The first city-level trade office established in China by a US city is expected to expand business, an official said yesterday in Beijing.

Roland Tong, chief representative of Denver, Colorado, said launching a trade office in Shanghai, China's financial hub, will enhance trade links between Denver and Chinese cities.

After forging a relationship with Kunming, in Southwest China's Yunnan Province in 1985, Denver is set to tap other emerging business opportunities in China following the permanent normalization of trade relations between the two countries last year, according to Tong.

Big US corporations have been in China for a long time, but the Shanghai trade office will help more medium-sized US businesses come to China, Denver Mayor Wellington Webb said.

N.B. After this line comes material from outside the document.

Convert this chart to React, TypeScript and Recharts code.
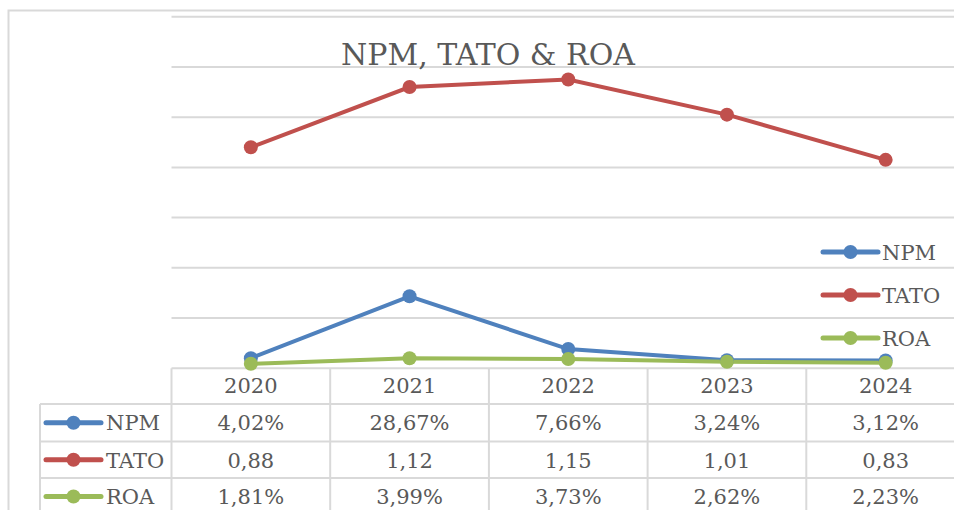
import { ComposedChart, Line, XAxis, YAxis, CartesianGrid } from "recharts";

const YEARS = ["2020", "2021", "2022", "2023", "2024"];
const NPM = [0.0402, 0.2867, 0.0766, 0.0324, 0.0312];
const TATO = [0.88, 1.12, 1.15, 1.01, 0.83];
const ROA = [0.0181, 0.0399, 0.0373, 0.0262, 0.0223];
const Y_TICKS = [0, 0.2, 0.4, 0.6, 0.8, 1.0, 1.2, 1.4];

const pct = (v: number) => (v * 100).toFixed(2).replace(".", ",") + "%";
const dec = (v: number) => v.toFixed(2).replace(".", ",");

const SERIES = [
  { key: "NPM", color: "#4f81bd", values: NPM, fmt: pct },
  { key: "TATO", color: "#c0504d", values: TATO, fmt: dec },
  { key: "ROA", color: "#9bbb59", values: ROA, fmt: pct },
];

const data = YEARS.map((year, i) => ({
  year,
  NPM: NPM[i],
  TATO: TATO[i],
  ROA: ROA[i],
}));

const FONT = "'DejaVu Serif', serif";
const TEXT = "#595959";
const GRID = "#d9d9d9";
const CHART_W = 970;
const CHART_H = 520;
const PLOT_LEFT = 171.5;
const PLOT_RIGHT = 965;
const PLOT_TOP = 16.7;
const PLOT_BOTTOM = 368.3;
const COL_W = (PLOT_RIGHT - PLOT_LEFT) / YEARS.length;
const ROW_Y = [368.3, 404, 441.5, 478, 515];

function TableColumn(props: any) {
  const { x, payload } = props;
  const i = props.index ?? payload.index;
  const left = x - COL_W / 2;
  return (
    <g>
      <line x1={left} x2={left} y1={ROW_Y[0]} y2={CHART_H} stroke={GRID} strokeWidth={2} />
      {i === YEARS.length - 1 && (
        <line x1={left + COL_W} x2={left + COL_W} y1={ROW_Y[0]} y2={CHART_H} stroke={GRID} strokeWidth={2} />
      )}
      <text x={x} y={ROW_Y[0] + 25} textAnchor="middle" fontFamily={FONT} fontSize={21} fill={TEXT}>
        {payload.value}
      </text>
      {SERIES.map((s, r) => (
        <text
          key={s.key}
          x={x}
          y={ROW_Y[r + 1] + 26}
          textAnchor="middle"
          fontFamily={FONT}
          fontSize={21}
          fill={TEXT}
        >
          {s.fmt(s.values[i])}
        </text>
      ))}
    </g>
  );
}

function LegendKey({ x, y, color }: { x: number; y: number; color: string }) {
  return (
    <g>
      <line x1={x} x2={x + 55} y1={y} y2={y} stroke={color} strokeWidth={5} strokeLinecap="round" />
      <circle cx={x + 27.5} cy={y} r={7} fill={color} />
    </g>
  );
}

export default function App() {
  return (
    <div style={{ position: "absolute", left: 0, top: 0, width: 954, height: 510, overflow: "hidden", background: "#fff" }}>
      <svg width={954} height={510} style={{ position: "absolute", left: 0, top: 0 }}>
        <rect x={8.5} y={10.5} width={1000} height={600} fill="none" stroke={GRID} strokeWidth={2} />
      </svg>
      <div style={{ position: "absolute", left: 0, top: 0 }}>
        <ComposedChart
          width={CHART_W}
          height={CHART_H}
          data={data}
          margin={{ top: PLOT_TOP, right: CHART_W - PLOT_RIGHT, bottom: 0, left: PLOT_LEFT }}
        >
          <CartesianGrid vertical={false} stroke={GRID} strokeWidth={2} />
          <XAxis
            dataKey="year"
            height={CHART_H - PLOT_BOTTOM}
            axisLine={false}
            tickLine={false}
            tick={<TableColumn />}
            interval={0}
            padding={{ left: COL_W / 2, right: COL_W / 2 }}
          />
          <YAxis hide domain={[0, 1.4]} ticks={Y_TICKS} />
          {SERIES.map((s) => (
            <Line
              key={s.key}
              dataKey={s.key}
              stroke={s.color}
              strokeWidth={4}
              dot={{ r: 7, fill: s.color, stroke: s.color, strokeWidth: 0 }}
              isAnimationActive={false}
            />
          ))}
        </ComposedChart>
      </div>
      <svg width={954} height={510} style={{ position: "absolute", left: 0, top: 0, pointerEvents: "none" }}>
        <text x={488} y={65} textAnchor="middle" fontFamily={FONT} fontSize={30} fill={TEXT}>
          NPM, TATO &amp; ROA
        </text>
        {ROW_Y.slice(1, 4).map((y) => (
          <line key={y} x1={40} x2={PLOT_RIGHT} y1={y} y2={y} stroke={GRID} strokeWidth={2} />
        ))}
        <line x1={40} x2={40} y1={ROW_Y[1]} y2={CHART_H} stroke={GRID} strokeWidth={2} />
        {SERIES.map((s, r) => {
          const cy = (ROW_Y[r + 1] + ROW_Y[r + 2]) / 2;
          return (
            <g key={s.key}>
              <LegendKey x={46} y={cy} color={s.color} />
              <text x={106} y={ROW_Y[r + 1] + 26} fontFamily={FONT} fontSize={21} fill={TEXT}>
                {s.key}
              </text>
            </g>
          );
        })}
        {SERIES.map((s, r) => {
          const cy = 252 + r * 43;
          return (
            <g key={"lg" + s.key}>
              <LegendKey x={823} y={cy} color={s.color} />
              <text x={882} y={cy + 8} fontFamily={FONT} fontSize={21} fill={TEXT}>
                {s.key}
              </text>
            </g>
          );
        })}
      </svg>
    </div>
  );
}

"They don't know how to do business here," said Webb. "It's our hope that the trade office can help them contact the right people and work towards cooperation."

Economic globalization is felt more strongly at the local level, where new opportunities continue to arise for US companies wishing to expand their businesses beyond American boundaries into untapped foreign markets, according to the mayor.

To give local businesses first-hand experience of China, the mayor led up to 50 Denver business and civic leaders on a two-week trade mission to Shanghai, Xi'an and Beijing, which concluded last weekend.

"It is my hope that China will continue to grow, I support permanent normal trade relations with China and I support its entry into the World Trade Organization (WTO). I believe that people need to do business together, and to develop a better understanding of each other," said the mayor.

As a result of permanent normalized trade relations with China, smaller industries and businesses are looking to China for new markets, he said.

The top Colorado industries which export to China include electronics, semiconductors and computer equipment, animal hides, and transport equipment, according to the mayor.

Jim Reis, president of the Denver World Trade Center, said local businesses seek more information about doing business with China than any other country.

China, with 1.3 billion consumers, offers tremendous potential for US companies to capitalize on opportunities that will be created by China's accession into the WTO and the normalization of trade relations with China, he said.

Colorado's exports of manufactured and agricultural products to the Chinese mainland, Taiwan and Hong Kong stood at US$595 million last year, an increase of 14.9 per cent over 1999. It is the state's third largest export market after Canada and Japan, according to Andrew Hudson, press secretary to the Denver mayor.